Russia's Regional Income Gap Spells Disaster

In his Moscow Times column, Nikolai Petrov, scholar in residence at the Carnegie Moscow Center, exposes the horrifying income gap between Russia's various regions, which threatens to bring the country to the verge of civil war.

The way in which a civil servant's income is determined today is largely a holdover from the Soviet nomenklatura system. Then, as now, this consisted of a relatively small base salary and a much larger set of payments and benefits granted by management. This is a way of guaranteeing a bureaucrat's loyalty to his superiors.

Budget relations between the three main levels of power -- federal, regional and municipal -- operate on much the same principle. Fiscal federalism and the need to improve inter-budgetary relations have been talked about for many years, but the degree to which regional budgets depend on the federal budget and, in turn, municipal budgets on regional budgets is higher than ever. This is particularly evident at present as budgets for 2007 are being worked out at all levels.

Seventy of Russia's 88 regions receive subsidies from the federal budget, meaning that only one region out of every five is a net contributor. Unlike the federal budget, which is running a surplus, a large number of regional budgets are weighed down with large deficits, and the load is only increasing in many cases. The draft budget recently submitted for the Kemerovo region, for example, forecasts a deficit of 13 percent, despite the fact that the deficit has been dropping steadily in recent years and is running at 3 percent this year. The reason for this is a fall in profit tax revenues from companies whose bottom lines have been hurt by climbing electricity and fuel prices.

Analysts have warned that inequality between regions will only increase as gross domestic product continues to grow. A report by Krasnoyarsk Governor Alexander Khloponin to a recent session of the State Council noted that "the gap between regions in terms of per capita GDP, by which the figure for the richest regions was 64 times that for the poorest in 2000, approached a factor of 300 in 2005!"

Budgetary revenues for the 10 richest regions were three times those for the poorest regions in 2005. The 10 richest regions accounted for more than half of the total regional debt, which was 460 billion rubles ($17.2 billion) at the end of last year. So economic differences between the regions are growing against a backdrop of constantly increasing volumes of income transfers. Whereas federal transfers to the regions accounted for 9 percent of total federal spending in 1999, the figure was more than 18 percent in 2001 and about one-third of all spending in 2005.

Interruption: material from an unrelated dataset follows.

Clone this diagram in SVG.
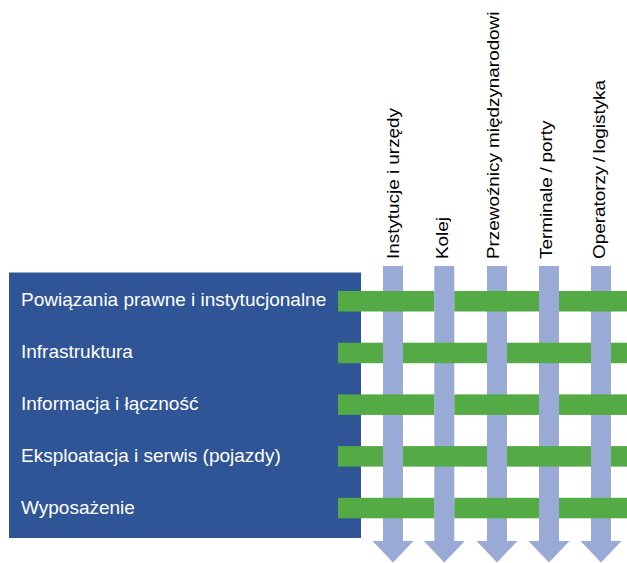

The situation is even worse at the municipal level. Recent data from the Audit Chamber show that 40 percent of all budget projections call for deficits and that the average budget income in 2006 dropped by almost 44 percent from the 2005 figure. This was due to a redistribution of revenue sources between the different levels.

Federal economic systems are generally characterized by subsidy systems, where lower levels are only given powers and made responsible in areas they can actually fund. Responsibility for areas they can't afford to fund is transferred upward. In Russia, unfortunately, it works the other way around: Those powers and responsibilities the federal or regional levels are either unable or unwilling to fund are transferred downward. The money to cover these areas is transferred down either too late or not in full.

The problem with regional budgets that are heavily subsidized yet still run deficits is twofold: There is a shortfall in revenue sources to cover the governments' mandated responsibilities and the resources that are at hand are used inefficiently. The Kremlin generally ignores the first problem and tries to solve the problems by focusing exclusively on the second. In this it is acting in the only way it knows -- by increasing federal control and replacing one set of administrators with another.

Beginning in January, the administration of subsidized regions will be transferred to an external administrator in Moscow. The government will recommend administrators to be appointed for a term of one year by the Supreme Arbitration Court in regions where total debt exceeds the region's revenues by more than 30 percent, or where regional revenues consist mainly of federal transfers. The external administrators will perform an analysis of the regional budget and draft a plan for escaping the crisis. The list of regions that will end up with this external financial administration has not yet been published, but the most likely candidates are those in the Southern Federal District, where transfers comprise up to 70 or 80 percent of budget revenues.